## Short problem:
Pull out every line below that holds the word "page".

## Entries with chart source code:
++++++
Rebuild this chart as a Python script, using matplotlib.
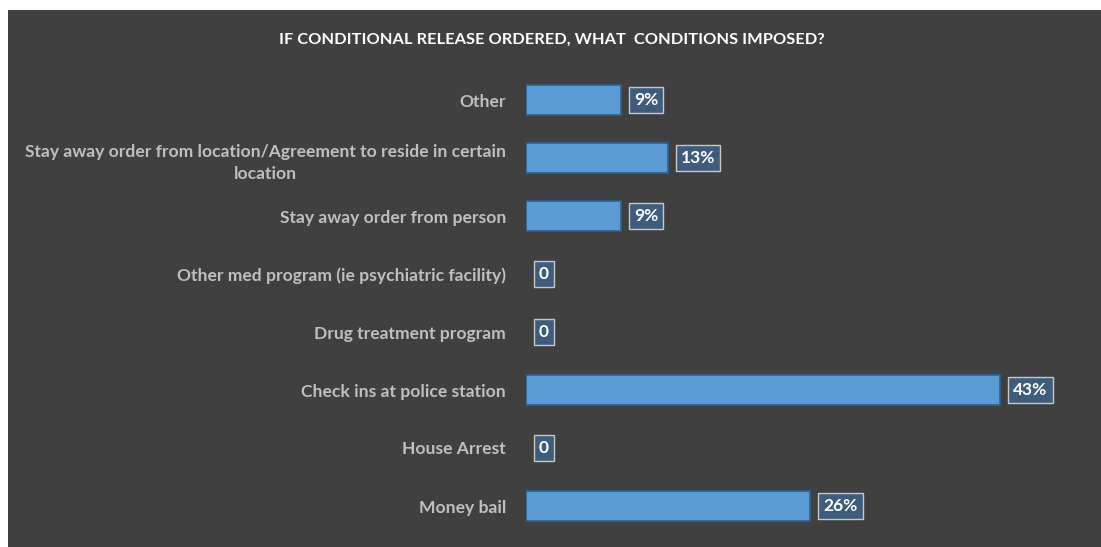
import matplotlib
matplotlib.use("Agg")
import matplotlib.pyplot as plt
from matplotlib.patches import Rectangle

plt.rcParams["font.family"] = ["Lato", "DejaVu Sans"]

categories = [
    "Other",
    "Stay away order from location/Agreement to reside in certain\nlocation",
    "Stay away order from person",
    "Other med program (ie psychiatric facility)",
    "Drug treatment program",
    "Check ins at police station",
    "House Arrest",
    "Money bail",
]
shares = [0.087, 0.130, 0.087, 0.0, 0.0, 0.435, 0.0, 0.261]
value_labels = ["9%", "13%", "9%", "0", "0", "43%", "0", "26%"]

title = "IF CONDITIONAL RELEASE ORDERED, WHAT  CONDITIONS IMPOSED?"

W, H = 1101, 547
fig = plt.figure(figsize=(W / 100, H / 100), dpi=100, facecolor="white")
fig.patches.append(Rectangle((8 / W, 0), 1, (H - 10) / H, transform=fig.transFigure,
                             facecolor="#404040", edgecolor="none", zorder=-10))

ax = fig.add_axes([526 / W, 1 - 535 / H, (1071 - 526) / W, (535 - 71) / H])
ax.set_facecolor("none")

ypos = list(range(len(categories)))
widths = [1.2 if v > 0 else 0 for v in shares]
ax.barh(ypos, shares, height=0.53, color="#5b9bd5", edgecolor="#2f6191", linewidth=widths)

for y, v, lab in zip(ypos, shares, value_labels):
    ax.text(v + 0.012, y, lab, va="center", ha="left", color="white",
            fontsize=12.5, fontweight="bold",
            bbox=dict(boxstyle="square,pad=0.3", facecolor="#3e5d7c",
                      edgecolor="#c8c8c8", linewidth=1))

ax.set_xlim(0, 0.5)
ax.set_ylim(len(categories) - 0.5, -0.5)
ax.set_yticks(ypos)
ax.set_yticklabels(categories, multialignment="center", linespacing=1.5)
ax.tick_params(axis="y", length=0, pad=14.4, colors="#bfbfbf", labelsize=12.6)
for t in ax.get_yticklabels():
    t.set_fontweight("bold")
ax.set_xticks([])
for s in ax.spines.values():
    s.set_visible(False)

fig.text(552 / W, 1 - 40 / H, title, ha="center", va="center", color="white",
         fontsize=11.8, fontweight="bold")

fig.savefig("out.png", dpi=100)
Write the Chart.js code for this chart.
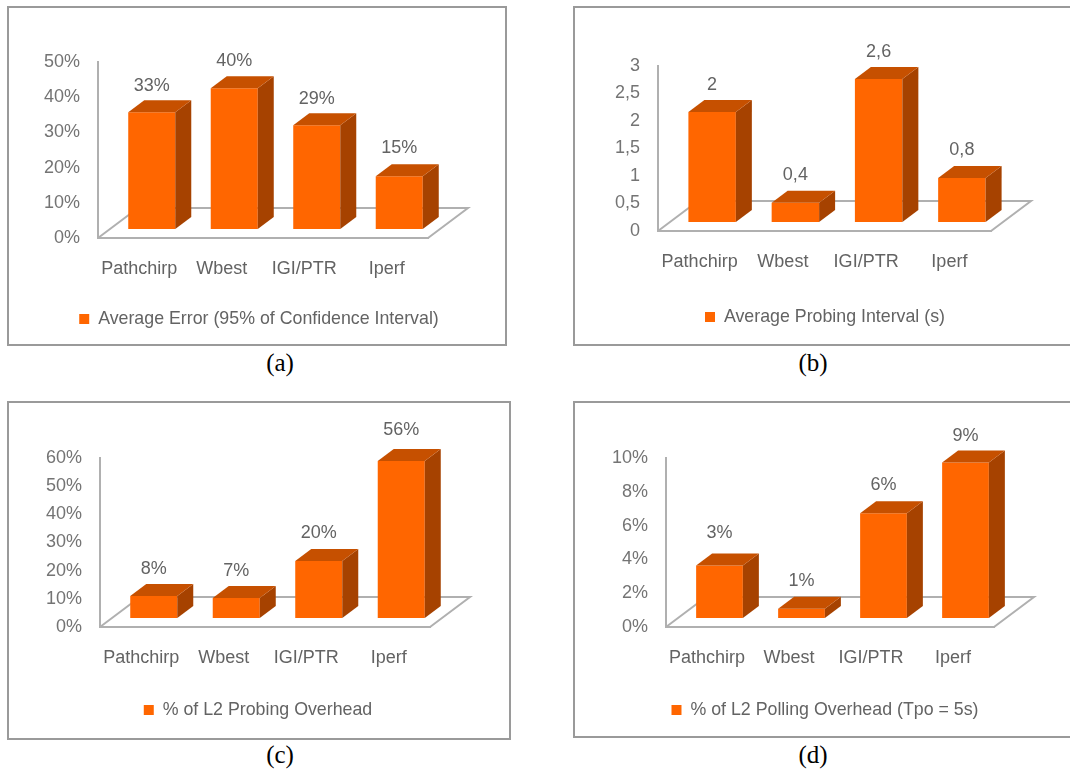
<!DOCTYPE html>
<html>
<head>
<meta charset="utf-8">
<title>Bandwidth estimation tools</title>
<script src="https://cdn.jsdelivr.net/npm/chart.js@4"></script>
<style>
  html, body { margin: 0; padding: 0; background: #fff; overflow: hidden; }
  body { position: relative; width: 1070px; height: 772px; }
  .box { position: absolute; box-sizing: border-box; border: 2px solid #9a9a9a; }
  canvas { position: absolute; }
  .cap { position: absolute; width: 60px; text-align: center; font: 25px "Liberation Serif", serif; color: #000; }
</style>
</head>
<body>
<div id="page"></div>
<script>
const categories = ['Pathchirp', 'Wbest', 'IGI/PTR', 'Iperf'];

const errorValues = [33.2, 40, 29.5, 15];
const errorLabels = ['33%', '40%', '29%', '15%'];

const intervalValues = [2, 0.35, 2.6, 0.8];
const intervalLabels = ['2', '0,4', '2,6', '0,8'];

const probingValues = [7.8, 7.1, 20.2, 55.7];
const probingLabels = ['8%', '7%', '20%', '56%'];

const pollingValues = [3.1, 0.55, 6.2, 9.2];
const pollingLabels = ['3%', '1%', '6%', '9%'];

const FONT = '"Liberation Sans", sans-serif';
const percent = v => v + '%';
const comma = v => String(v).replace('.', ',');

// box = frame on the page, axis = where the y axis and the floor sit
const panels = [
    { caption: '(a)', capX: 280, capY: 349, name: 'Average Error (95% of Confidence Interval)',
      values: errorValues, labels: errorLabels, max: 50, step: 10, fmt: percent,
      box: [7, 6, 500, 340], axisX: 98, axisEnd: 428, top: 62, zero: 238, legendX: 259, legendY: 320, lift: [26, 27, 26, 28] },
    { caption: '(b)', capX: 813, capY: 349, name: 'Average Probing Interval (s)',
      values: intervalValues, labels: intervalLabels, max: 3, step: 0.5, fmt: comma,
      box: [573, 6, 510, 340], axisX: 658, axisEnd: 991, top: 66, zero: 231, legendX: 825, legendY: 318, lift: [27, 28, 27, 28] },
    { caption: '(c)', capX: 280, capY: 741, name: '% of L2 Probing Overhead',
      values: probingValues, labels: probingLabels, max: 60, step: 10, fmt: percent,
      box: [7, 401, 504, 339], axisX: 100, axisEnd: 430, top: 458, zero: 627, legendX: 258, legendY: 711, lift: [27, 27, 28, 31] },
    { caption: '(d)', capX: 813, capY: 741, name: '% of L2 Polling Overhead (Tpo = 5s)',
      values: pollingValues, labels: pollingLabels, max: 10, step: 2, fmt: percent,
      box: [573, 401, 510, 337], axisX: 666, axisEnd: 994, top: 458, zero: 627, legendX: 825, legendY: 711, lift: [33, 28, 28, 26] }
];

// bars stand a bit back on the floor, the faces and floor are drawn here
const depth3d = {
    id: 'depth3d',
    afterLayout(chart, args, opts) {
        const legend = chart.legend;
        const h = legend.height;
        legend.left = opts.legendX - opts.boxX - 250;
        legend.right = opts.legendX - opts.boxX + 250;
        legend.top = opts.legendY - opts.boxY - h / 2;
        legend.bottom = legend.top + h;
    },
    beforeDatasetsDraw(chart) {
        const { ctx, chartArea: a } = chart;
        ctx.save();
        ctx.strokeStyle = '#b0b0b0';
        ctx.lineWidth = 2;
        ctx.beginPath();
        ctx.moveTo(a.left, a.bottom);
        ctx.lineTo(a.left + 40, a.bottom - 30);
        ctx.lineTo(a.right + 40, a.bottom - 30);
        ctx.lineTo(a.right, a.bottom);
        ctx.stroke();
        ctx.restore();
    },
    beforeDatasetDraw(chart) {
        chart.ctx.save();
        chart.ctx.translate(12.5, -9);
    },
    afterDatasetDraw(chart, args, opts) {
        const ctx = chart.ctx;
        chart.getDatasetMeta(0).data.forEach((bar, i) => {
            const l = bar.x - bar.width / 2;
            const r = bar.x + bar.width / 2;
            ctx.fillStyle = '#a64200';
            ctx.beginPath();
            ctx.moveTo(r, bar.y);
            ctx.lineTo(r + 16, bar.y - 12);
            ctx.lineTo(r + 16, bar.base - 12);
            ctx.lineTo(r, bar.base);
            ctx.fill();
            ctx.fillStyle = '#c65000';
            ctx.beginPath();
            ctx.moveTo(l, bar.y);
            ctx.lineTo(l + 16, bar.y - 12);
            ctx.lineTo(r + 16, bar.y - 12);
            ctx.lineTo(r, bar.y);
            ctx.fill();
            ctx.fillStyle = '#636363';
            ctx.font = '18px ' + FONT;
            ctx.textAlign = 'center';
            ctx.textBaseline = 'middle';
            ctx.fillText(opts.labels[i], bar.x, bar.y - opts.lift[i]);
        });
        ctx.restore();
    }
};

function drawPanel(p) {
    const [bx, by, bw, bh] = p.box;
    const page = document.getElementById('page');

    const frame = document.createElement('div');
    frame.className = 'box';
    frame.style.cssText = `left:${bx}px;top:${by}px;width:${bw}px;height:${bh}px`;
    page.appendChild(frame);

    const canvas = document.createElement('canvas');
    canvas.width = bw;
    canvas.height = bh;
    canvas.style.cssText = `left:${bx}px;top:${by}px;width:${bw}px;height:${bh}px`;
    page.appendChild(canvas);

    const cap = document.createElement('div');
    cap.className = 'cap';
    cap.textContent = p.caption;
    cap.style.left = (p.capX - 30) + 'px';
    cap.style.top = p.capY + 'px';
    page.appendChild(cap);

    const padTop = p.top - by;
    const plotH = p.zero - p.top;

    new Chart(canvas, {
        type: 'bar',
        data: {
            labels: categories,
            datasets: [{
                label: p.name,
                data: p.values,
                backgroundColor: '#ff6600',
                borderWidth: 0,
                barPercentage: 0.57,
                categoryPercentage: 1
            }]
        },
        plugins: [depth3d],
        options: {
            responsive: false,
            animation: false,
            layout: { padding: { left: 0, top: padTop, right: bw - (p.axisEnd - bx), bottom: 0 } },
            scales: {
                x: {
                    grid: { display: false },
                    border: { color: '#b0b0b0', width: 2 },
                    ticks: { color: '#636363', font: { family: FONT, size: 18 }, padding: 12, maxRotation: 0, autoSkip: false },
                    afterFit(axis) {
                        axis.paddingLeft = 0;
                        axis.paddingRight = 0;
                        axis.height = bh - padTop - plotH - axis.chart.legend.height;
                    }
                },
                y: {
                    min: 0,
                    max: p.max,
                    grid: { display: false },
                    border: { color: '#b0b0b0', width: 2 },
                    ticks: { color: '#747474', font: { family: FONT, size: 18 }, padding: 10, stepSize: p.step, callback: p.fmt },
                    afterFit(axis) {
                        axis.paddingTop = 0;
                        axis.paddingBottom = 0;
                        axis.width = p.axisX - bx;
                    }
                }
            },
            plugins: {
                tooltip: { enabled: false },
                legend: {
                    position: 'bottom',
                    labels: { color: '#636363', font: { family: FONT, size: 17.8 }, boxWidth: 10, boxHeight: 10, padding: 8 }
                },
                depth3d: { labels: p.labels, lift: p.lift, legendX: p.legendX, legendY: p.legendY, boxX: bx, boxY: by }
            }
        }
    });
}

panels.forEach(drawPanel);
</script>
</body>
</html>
++++++
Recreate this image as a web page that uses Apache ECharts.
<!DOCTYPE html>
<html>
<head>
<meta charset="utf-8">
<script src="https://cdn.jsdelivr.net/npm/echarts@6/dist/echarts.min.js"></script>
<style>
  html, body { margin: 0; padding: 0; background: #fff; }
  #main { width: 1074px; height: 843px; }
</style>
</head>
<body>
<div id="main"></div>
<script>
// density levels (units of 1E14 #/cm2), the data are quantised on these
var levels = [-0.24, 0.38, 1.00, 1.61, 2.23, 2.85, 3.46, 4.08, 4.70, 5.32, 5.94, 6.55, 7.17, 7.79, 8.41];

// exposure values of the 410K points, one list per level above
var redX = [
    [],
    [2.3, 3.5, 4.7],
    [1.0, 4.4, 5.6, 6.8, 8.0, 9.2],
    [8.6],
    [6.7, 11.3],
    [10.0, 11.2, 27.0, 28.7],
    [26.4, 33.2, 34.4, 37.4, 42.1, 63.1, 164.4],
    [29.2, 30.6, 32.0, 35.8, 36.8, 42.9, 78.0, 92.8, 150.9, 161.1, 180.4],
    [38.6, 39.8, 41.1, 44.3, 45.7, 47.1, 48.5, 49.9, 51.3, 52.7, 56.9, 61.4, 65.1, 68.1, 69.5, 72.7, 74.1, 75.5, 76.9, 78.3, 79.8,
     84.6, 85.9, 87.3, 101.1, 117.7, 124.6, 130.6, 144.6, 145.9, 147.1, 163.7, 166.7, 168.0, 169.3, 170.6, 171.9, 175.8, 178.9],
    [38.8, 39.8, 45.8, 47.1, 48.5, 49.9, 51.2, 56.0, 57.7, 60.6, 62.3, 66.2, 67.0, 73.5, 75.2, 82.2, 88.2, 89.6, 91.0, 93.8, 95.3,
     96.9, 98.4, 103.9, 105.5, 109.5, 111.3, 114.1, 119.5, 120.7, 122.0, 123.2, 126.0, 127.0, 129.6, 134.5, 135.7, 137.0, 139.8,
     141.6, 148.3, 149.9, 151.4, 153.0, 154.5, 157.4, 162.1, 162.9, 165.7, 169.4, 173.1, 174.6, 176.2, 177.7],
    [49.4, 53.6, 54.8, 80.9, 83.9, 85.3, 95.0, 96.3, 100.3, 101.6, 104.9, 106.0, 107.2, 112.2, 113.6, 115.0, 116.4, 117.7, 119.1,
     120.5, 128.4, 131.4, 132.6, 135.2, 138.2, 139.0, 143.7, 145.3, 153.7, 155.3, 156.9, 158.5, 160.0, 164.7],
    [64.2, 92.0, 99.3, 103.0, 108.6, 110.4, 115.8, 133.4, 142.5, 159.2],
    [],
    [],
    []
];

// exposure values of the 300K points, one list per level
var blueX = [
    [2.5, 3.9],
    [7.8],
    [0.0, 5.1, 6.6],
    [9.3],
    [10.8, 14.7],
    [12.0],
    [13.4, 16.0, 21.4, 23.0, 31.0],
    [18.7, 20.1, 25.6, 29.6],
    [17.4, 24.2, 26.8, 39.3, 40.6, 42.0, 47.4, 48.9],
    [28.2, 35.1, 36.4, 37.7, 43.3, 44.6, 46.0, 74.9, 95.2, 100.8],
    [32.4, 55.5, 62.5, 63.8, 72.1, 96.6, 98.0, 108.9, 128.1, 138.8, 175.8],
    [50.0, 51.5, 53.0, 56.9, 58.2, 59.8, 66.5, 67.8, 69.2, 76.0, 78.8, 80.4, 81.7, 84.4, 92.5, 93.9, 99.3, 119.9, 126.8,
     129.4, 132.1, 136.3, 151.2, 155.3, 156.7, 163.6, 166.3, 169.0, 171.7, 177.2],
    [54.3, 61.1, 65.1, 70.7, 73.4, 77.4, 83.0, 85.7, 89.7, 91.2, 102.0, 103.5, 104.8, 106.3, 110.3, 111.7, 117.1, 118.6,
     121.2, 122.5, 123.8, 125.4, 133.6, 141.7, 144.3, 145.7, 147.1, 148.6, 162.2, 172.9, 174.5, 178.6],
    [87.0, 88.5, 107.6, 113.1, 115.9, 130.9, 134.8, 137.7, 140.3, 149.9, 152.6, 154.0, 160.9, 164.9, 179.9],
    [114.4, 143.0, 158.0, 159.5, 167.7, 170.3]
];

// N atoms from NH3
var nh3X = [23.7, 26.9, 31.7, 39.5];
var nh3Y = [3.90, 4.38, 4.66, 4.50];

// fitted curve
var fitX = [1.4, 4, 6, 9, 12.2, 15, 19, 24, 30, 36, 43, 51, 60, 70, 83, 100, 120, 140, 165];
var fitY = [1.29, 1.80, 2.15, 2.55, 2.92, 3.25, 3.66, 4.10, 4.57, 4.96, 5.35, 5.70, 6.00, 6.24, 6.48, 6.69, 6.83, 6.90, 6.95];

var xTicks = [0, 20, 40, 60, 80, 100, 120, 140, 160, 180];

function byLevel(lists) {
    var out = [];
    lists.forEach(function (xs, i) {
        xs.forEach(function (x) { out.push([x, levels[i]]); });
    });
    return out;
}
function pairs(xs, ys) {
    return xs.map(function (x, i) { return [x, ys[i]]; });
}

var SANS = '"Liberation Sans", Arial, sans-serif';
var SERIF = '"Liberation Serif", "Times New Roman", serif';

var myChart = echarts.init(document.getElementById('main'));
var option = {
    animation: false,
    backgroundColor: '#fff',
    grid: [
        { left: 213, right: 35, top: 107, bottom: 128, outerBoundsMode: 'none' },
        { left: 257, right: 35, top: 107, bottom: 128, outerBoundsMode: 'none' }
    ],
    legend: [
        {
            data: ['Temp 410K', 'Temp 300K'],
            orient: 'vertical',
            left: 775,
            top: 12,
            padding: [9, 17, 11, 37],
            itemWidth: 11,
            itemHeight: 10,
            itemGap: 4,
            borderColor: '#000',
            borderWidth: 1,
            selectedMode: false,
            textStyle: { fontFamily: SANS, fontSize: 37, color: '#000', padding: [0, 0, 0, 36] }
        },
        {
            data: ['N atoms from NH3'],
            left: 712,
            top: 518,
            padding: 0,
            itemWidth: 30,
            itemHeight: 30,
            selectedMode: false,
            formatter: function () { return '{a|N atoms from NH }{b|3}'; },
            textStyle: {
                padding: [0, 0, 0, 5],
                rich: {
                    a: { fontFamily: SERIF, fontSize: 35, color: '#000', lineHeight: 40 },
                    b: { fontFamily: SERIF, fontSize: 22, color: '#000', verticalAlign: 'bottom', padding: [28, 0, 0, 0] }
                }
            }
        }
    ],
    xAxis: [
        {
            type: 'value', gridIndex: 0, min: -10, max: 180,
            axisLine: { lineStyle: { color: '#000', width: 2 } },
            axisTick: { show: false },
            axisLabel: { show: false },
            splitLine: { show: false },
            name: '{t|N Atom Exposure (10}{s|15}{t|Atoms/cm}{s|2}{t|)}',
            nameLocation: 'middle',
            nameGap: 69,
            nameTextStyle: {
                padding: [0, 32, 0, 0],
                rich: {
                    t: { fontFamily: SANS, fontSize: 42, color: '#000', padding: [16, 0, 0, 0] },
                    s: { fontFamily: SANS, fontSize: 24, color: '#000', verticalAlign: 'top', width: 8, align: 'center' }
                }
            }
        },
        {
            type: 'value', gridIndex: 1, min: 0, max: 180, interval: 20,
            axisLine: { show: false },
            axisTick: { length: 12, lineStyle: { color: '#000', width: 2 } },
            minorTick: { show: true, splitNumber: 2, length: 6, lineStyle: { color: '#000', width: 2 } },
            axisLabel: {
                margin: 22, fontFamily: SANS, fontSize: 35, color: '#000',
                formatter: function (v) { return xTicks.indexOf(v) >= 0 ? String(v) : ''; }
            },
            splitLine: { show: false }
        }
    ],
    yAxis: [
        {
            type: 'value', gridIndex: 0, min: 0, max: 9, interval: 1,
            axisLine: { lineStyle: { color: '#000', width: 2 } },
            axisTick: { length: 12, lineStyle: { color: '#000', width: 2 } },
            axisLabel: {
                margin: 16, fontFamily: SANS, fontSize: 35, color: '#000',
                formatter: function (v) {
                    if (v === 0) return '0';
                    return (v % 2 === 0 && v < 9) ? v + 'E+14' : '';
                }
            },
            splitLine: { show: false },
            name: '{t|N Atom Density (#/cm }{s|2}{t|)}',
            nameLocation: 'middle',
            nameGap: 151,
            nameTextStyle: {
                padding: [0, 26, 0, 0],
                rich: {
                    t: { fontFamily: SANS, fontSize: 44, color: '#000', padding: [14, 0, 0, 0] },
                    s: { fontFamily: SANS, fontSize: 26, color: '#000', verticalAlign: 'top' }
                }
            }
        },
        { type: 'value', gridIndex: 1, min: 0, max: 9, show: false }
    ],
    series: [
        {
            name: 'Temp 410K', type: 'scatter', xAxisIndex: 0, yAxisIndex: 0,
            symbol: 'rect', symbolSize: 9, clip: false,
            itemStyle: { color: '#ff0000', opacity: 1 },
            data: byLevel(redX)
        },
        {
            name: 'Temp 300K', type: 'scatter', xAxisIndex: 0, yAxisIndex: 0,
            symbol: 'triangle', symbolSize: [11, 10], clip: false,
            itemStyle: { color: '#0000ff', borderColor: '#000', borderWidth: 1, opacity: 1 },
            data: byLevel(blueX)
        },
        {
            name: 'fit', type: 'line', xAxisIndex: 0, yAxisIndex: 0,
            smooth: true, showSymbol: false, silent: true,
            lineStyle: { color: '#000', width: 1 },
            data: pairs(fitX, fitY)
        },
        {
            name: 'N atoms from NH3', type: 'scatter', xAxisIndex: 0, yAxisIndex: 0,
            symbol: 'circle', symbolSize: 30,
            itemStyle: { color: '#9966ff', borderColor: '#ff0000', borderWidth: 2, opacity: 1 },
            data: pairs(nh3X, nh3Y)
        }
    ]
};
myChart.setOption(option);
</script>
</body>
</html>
++++++
## Response for this exercise:
<div id="page"></div>
// box = frame on the page, axis = where the y axis and the floor sit
    const page = document.getElementById('page');
    page.appendChild(frame);
    page.appendChild(canvas);
    page.appendChild(cap);
Recreate this image as a web page that uses Apache ECharts.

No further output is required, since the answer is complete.